LitCharts assigns a color and icon to each theme in A Portrait of the Artist as a Young Man, which you can use to track the themes throughout the work.
Soul and Body
Innocence and Experience
Literature and Life
Order and the Senses
Religion, Nationality, and Freedom
Summary
Analysis
Stephen spends the summer at his family’s house in Blackrock, a suburb of Dublin. He spends most of his time with Uncle Charles (actually his great-uncle), who has a penchant for strong, ill-smelling tobacco and minor shoplifting (he lets Stephen grab handfuls of fruit from a local store). After running daily errands each morning, Stephen and Uncle Charles go to the park to meet Mike Flynn, a retired athletic trainer and a friend of Stephen’s father. Mike teaches Stephen running techniques and makes him do laps around the park. Stephen enjoys running, but feels put off by the aging trainer’s appearance. On the way home, he and Uncle Charles usually stop by the chapel to pray.

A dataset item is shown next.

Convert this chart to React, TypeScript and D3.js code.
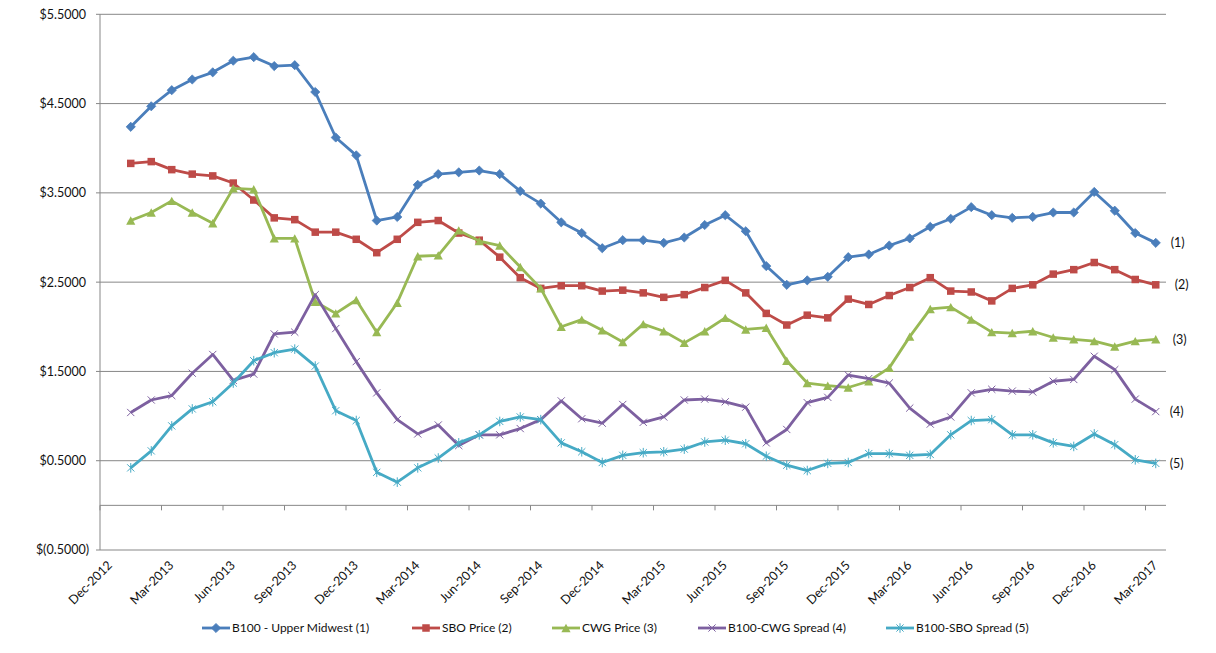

A significant aspect of Stephen’s maturation is his growing disenchantment with and even disgust for adult figures he had once revered. The priests at school suddenly seem spiritually flawed and physically repellent. Mike Flynn’s aged body also repels Stephen, and inspires a mixture of pity and contempt. At the same time, Stephen's new confidence and growing powers of scrutiny cost him a generalized warmth and kindness.
On Sundays, Stephen, his father, and Uncle Charles go for long walks around the neighborhood. Stephen listens eagerly as the men talk about politics and family, and looks forward to a time when he can truly take part in the world they describe. In the evenings he reads The Count of Monte Christo, imagining himself as the wiser, older count who eventually rebuffs his once-beloved lover, Mercedes.
Stephen feels that the world of adults is defined by various political and familial loyalties. He understands that such an adult world is his future but he can’t participate in it at all, for now. He feels much more connected to the imagined world of his novel.
Stephen and a boy named Aubrey Mills become friends and form an adventurers’ club; they explore and fight imaginary battles. Stephen decides to make his costume very simple, like Napoleon’s. Sometimes they go with the milkman to the cow fields in the summer and the cow yards in the fall – the latter sadden and disgust Stephen.
Just as he briefly identified with Daedalus, Stephen tries on the costume of Napoleon, the classic symbol of megalomania. Stephen begins to yearn for a certain kind of confidence and power associated with historical Great Men.
Aubrey goes to school in the fall, but Stephen does not return to Clongowes: his family has been experiencing financial troubles. He imagines living the pleasant life of the milkman, but his vague sense of ambition does not let him dwell on it. His ambition takes the form of a confused, gloomy restlessness. He wanders around his neighborhood, feeling acutely that he is separated in some way from everyone else, and dreams of finding in the world something that resembles his soul.
Stephen spends more time thinking, observing, and constructing ideas about the world; in a way, he builds his own, separate imaginary world from his observations and emotions. This imaginary world is partly wishful thinking: it is a more intense, more exalted, more orderly version of reality. The gap between imagination and the more disappointing reality pains Stephen.